== WHAT THIS TASK INVOLVES ==
Stop at the line containing "25000, 30000, 35000];": write out every line from the beginning of the entries up to and including it, minus the pictures.

Figure scripts
------------

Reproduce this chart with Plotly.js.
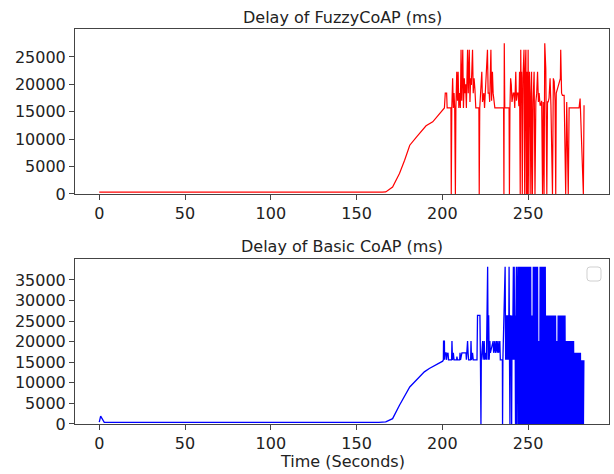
<!DOCTYPE html>
<html>
<head>
<meta charset="utf-8">
<script src="https://cdn.plot.ly/plotly-3.0.1.min.js"></script>
<style>html,body{margin:0;padding:0;background:#fff;}#chart{width:614px;height:474px;}</style>
</head>
<body>
<div id="chart"></div>
<script>
// ---- Data ----
const fuzzyTitle = 'Delay of FuzzyCoAP (ms)';
const basicTitle = 'Delay of Basic CoAP (ms)';
const xAxisTitle = 'Time (Seconds)';

const xTicks = [0, 50, 100, 150, 200, 250];
const fuzzyYTicks = [0, 5000, 10000, 15000, 20000, 25000];
const basicYTicks = [0, 5000, 10000, 15000, 20000, 25000, 30000, 35000];

const fuzzyTime = [0, 165, 167, 171, 175, 178, 181, 185, 190.5, 194.4, 201.2,
  201.7, 202.5, 202.8, 205.0, 205.2, 205.5, 206.0, 206.4, 206.8, 207.2, 207.6, 207.9,
  208.4, 208.8, 209.2, 209.6, 210.0, 210.5, 210.9, 211.3, 211.9, 212.3,
  212.8, 213.2, 213.6, 214.0, 214.7, 215.1, 215.7, 216.1,
  216.5, 216.9, 217.6, 218.0, 218.5, 219.0, 219.5, 221.3, 221.5, 221.8,
  223.0, 223.4, 224.2, 224.6, 226.3, 226.7, 227.3, 227.6, 228.3, 228.7, 229.2, 229.6, 230.2, 230.6,
  235.7, 235.9, 236.1, 236.4, 238.9, 239.1, 239.4, 239.8, 240.2, 240.6, 241.3, 241.8, 242.2,
  242.8, 243.2, 243.6, 244.2, 244.6, 245.0, 245.4, 245.7, 246.0, 246.2, 246.6, 247.0, 247.6,
  248.0, 248.3, 248.7, 249.0, 249.3, 249.6, 250.0, 250.4, 250.8, 251.2, 251.6, 252.0, 252.5,
  252.9, 253.5, 254.0, 254.5, 255.0, 255.5, 256.0, 256.4, 257.0, 257.4, 257.9, 258.4, 258.8,
  259.3, 259.7, 260.3, 260.9, 261.3, 261.7, 262.2, 262.8, 263.3, 264.2, 264.7, 265.2, 265.7,
  266.1, 266.4, 268.8, 269.0, 269.5, 270.0, 271.0, 271.9, 272.5, 273.4, 273.9, 279.7, 280.3, 282.2, 282.6];
const fuzzyDelay = [350, 350, 370, 1280, 3730, 6160, 8900, 10430, 12440, 13170, 15700,
  18400, 18400, 15700, 15700, 0, 15700, 21100, 15700, 18400, 15700, 0, 15700,
  22300, 17000, 22300, 15700, 18400, 15700, 26300, 17000, 26300, 15700,
  21100, 18400, 20000, 15700, 26300, 18400, 26300, 16800,
  21100, 19900, 26300, 18400, 21100, 19000, 15700, 15700, 0, 15700,
  22300, 16800, 18400, 15700, 26300, 18400, 18400, 16800, 26300, 17000, 22300, 18400, 16800, 15700,
  15700, 0, 27500, 15700, 15700, 0, 15700, 21100, 19900, 16800, 18400, 18400, 15700,
  22300, 17000, 18400, 18400, 16000, 22300, 0, 26300, 17000, 22300, 0, 21100, 26300,
  0, 22300, 26300, 0, 22300, 0, 26300, 0, 22300, 18400, 0, 22300, 0,
  16800, 22300, 0, 16800, 18400, 22300, 16800, 18400, 16200, 16200, 17000, 0, 16800,
  0, 27500, 22900, 0, 16800, 16800, 17500, 21100, 16200, 0, 21100, 20500, 17000,
  0, 18400, 21100, 26300, 18400, 18000, 18000, 0, 16800, 0, 15700, 15700, 17400, 0, 16200];

// Basic CoAP: start, ramp and sparse spikes
const basicTime = [0, 0.8, 2.9, 163, 167, 171, 175, 181, 189.5, 192.4, 200.2,
  200.6, 200.7, 201.2, 201.3, 201.6, 202.2, 202.4, 202.8, 203.3, 203.6, 205.4, 205.6, 205.9,
  206.4, 206.8, 208.3, 208.5, 208.8, 210.1, 210.3, 210.6, 211.4, 212.2, 213.8, 214.0,
  214.7, 215.0, 215.3, 216.5, 216.7, 217.0, 217.6, 218.0, 220.2, 220.5, 221.9, 222.2,
  222.5, 222.7, 223.5, 223.8, 224.4, 224.7, 225.4, 225.7, 226.4, 226.7, 227.0, 227.3,
  227.7, 228.0, 229.6, 229.9, 230.6, 230.9, 231.6, 231.9, 232.5, 232.8, 233.5, 233.8,
  235.0, 235.1, 235.3, 236.6, 236.9, 237.2, 237.5, 237.8, 238.1, 238.4, 238.65, 238.9,
  239.15, 239.4, 239.65, 239.9, 240.15, 240.4, 240.65, 240.9, 241.15, 241.4, 241.65, 241.9,
  242.15, 242.4, 242.65, 242.9, 243.15, 243.4, 243.65];
const basicDelay = [450, 1900, 400, 400, 500, 1300, 4550, 9000, 12670, 13500, 15270,
  15600, 20150, 20150, 15600, 17300, 17300, 15600, 17000, 17300, 15600, 15600, 20150, 15600,
  17300, 15600, 15600, 16400, 15600, 15600, 17300, 15600, 17300, 17300, 17300, 15600,
  20150, 17300, 15600, 15600, 20150, 15600, 17300, 15600, 15600, 26400, 26400, 15600,
  0, 15600, 20150, 15600, 20150, 15600, 17300, 15600, 38200, 15600, 26400, 15600,
  20150, 17300, 20150, 17300, 20150, 17300, 20150, 17300, 20150, 17300, 20150, 15600,
  15600, 0, 15600, 38200, 15600, 26400, 15600, 26400, 15600, 26400, 15600, 38200,
  15600, 0, 26400, 15600, 26400, 0, 26400, 15600, 26400, 38200, 15600, 38200,
  15600, 26400, 0, 26400, 38200, 0, 26400];

// Basic CoAP: dense burst section (samples alternate between a peak and 0)
const basicBurstTime = [
  244, 244.25, 244.5, 244.75, 245, 245.25, 245.5, 245.75, 246, 246.25, 246.5, 246.75,
  247, 247.25, 247.5, 247.75, 248, 248.25, 248.5, 248.75, 249, 249.25, 249.5, 249.75,
  250, 250.25, 250.5, 250.75, 251, 251.25, 251.5, 251.75, 252, 252.25, 252.5, 252.75,
  253, 253.25, 253.5, 253.75, 254, 254.25, 254.5, 254.75, 255, 255.25, 255.5, 255.75,
  256, 256.25, 256.5, 256.75, 257, 257.25, 257.5, 257.75, 258, 258.25, 258.5, 258.75,
  259, 259.25, 259.5, 259.75, 260, 260.25, 260.5, 260.75, 261, 261.25, 261.5, 261.75,
  262, 262.25, 262.5, 262.75, 263, 263.25, 263.5, 263.75, 264, 264.25, 264.5, 264.75,
  265, 265.25, 265.5, 265.75, 266, 266.25, 266.5, 266.75, 267, 267.25, 267.5, 267.75,
  268, 268.25, 268.5, 268.75, 269, 269.25, 269.5, 269.75, 270, 270.25, 270.5, 270.75,
  271, 271.25, 271.5, 271.75, 272, 272.25, 272.5, 272.75, 273, 273.25, 273.5, 273.75,
  274, 274.25, 274.5, 274.75, 275, 275.25, 275.5, 275.75, 276, 276.25, 276.5, 276.75,
  277, 277.25, 277.5, 277.75, 278, 278.25, 278.5, 278.75, 279, 279.25, 279.5, 279.75,
  280, 280.25, 280.5, 280.75, 281, 281.25, 281.5, 281.75, 282, 282.25, 282.5];
const basicBurstDelay = [
  38200, 0, 38200, 0, 38200, 0, 38200, 0, 38200, 0, 38200, 0,
  38200, 0, 38200, 0, 38200, 0, 38200, 0, 38200, 0, 38200, 0,
  38200, 0, 38200, 0, 38200, 0, 38200, 0, 26400, 0, 26400, 0,
  38200, 0, 38200, 0, 38200, 0, 38200, 0, 38200, 0, 38200, 0,
  20150, 0, 20150, 0, 38200, 0, 38200, 0, 38200, 0, 38200, 0,
  38200, 0, 38200, 0, 38200, 0, 26400, 0, 26400, 0, 26400, 0,
  26400, 0, 26400, 0, 26400, 0, 26400, 0, 26400, 0, 26400, 0,
  26400, 0, 26400, 0, 26400, 0, 20150, 0, 20150, 0, 26400, 0,
  26400, 0, 26400, 0, 26400, 0, 26400, 0, 26400, 0, 26400, 0,
  26400, 0, 26400, 0, 20150, 0, 20150, 0, 20150, 0, 20150, 0,
  20150, 0, 20150, 0, 20150, 0, 20150, 0, 20150, 0, 20150, 0,
  17300, 0, 17300, 0, 17300, 0, 17300, 0, 17300, 0, 17300, 0,
  17300, 0, 17300, 0, 15500, 0, 15500, 0, 15500, 0, 15500];

// ---- Chart ----
const axisColor = '#444';
const tickFont = {family: 'DejaVu Sans', size: 16, color: '#222'};

function xAxis(anchor) {
  return {
    anchor: anchor, domain: [0, 1], range: [-14.15, 297.15],
    tickmode: 'array', tickvals: xTicks, ticktext: xTicks.map(String),
    ticks: 'outside', ticklen: 5, tickwidth: 1, tickcolor: axisColor,
    showline: true, mirror: true, linecolor: axisColor, linewidth: 1,
    showgrid: false, zeroline: false, tickfont: tickFont
  };
}
function yAxis(anchor, domain, top, ticks) {
  return {
    anchor: anchor, domain: domain, range: [0, top],
    tickmode: 'array', tickvals: ticks, ticktext: ticks.map(String),
    ticks: 'outside', ticklen: 5, tickwidth: 1, tickcolor: axisColor,
    showline: true, mirror: true, linecolor: axisColor, linewidth: 1,
    showgrid: false, zeroline: false, tickfont: tickFont
  };
}

const traces = [
  {x: fuzzyTime, y: fuzzyDelay, xaxis: 'x', yaxis: 'y', type: 'scatter', mode: 'lines',
   line: {color: '#ff0000', width: 1.2, simplify: false}, hoverinfo: 'skip'},
  {x: basicTime.concat(basicBurstTime), y: basicDelay.concat(basicBurstDelay), xaxis: 'x2', yaxis: 'y2',
   type: 'scatter', mode: 'lines',
   line: {color: '#0000ff', width: 1.3, simplify: false}, hoverinfo: 'skip'}
];

// paper y for pixel row p: (424 - p) / 395 ; paper x for pixel col p: (p - 75) / 534
const layout = {
  width: 614, height: 474,
  margin: {l: 75, r: 5, t: 29, b: 50, pad: 0},
  paper_bgcolor: '#ffffff', plot_bgcolor: '#ffffff',
  showlegend: false,
  font: {family: 'DejaVu Sans', size: 16, color: '#222'},
  xaxis: xAxis('y'),
  yaxis: yAxis('x', [0.5823, 1], 30100, fuzzyYTicks),
  xaxis2: xAxis('y2'),
  yaxis2: yAxis('x2', [0, 0.4177], 40100, basicYTicks),
  annotations: [
    {text: fuzzyTitle, xref: 'paper', yref: 'paper', x: 0.5, y: 1.0291, xanchor: 'center', yanchor: 'middle', showarrow: false, font: {family: 'DejaVu Sans', size: 16, color: '#222'}},
    {text: basicTitle, xref: 'paper', yref: 'paper', x: 0.5, y: 0.4494, xanchor: 'center', yanchor: 'middle', showarrow: false, font: {family: 'DejaVu Sans', size: 16, color: '#222'}},
    {text: xAxisTitle, xref: 'paper', yref: 'paper', x: 0.5, y: -0.0962, xanchor: 'center', yanchor: 'middle', showarrow: false, font: {family: 'DejaVu Sans', size: 16, color: '#222'}}
  ],
  shapes: [
    {type: 'path', xref: 'paper', yref: 'paper', layer: 'above',
     path: 'M 0.9644 0.3975 L 0.9794 0.3975 Q 0.9850 0.3975 0.9850 0.3899 L 0.9850 0.3696 Q 0.9850 0.3620 0.9794 0.3620 L 0.9644 0.3620 Q 0.9588 0.3620 0.9588 0.3696 L 0.9588 0.3899 Q 0.9588 0.3975 0.9644 0.3975 Z',
     line: {color: '#d0d0d0', width: 1}, fillcolor: '#ffffff'}
  ]
};

Plotly.newPlot('chart', traces, layout, {staticPlot: true, displayModeBar: false});
</script>
</body>
</html>
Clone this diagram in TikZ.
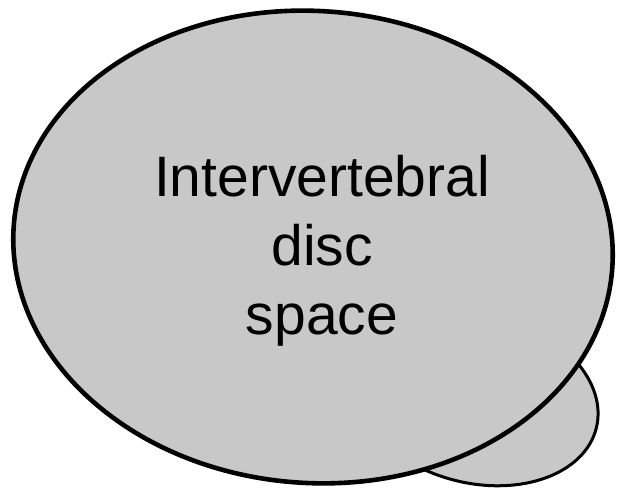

------------

== TASK RESPONSE ==
Reproduce this chart with Plotly.js.
<!DOCTYPE html>
<html>
<head>
<meta charset="utf-8">
<script src="https://cdn.plot.ly/plotly-3.0.1.min.js"></script>
<style>html,body{margin:0;padding:0;background:#fff;}#chart{width:614px;height:474px;}</style>
</head>
<body>
<div id="chart"></div>
<script>
// ---- Data ----
const fuzzyTitle = 'Delay of FuzzyCoAP (ms)';
const basicTitle = 'Delay of Basic CoAP (ms)';
const xAxisTitle = 'Time (Seconds)';

const xTicks = [0, 50, 100, 150, 200, 250];
const fuzzyYTicks = [0, 5000, 10000, 15000, 20000, 25000];
const basicYTicks = [0, 5000, 10000, 15000, 20000, 25000, 30000, 35000];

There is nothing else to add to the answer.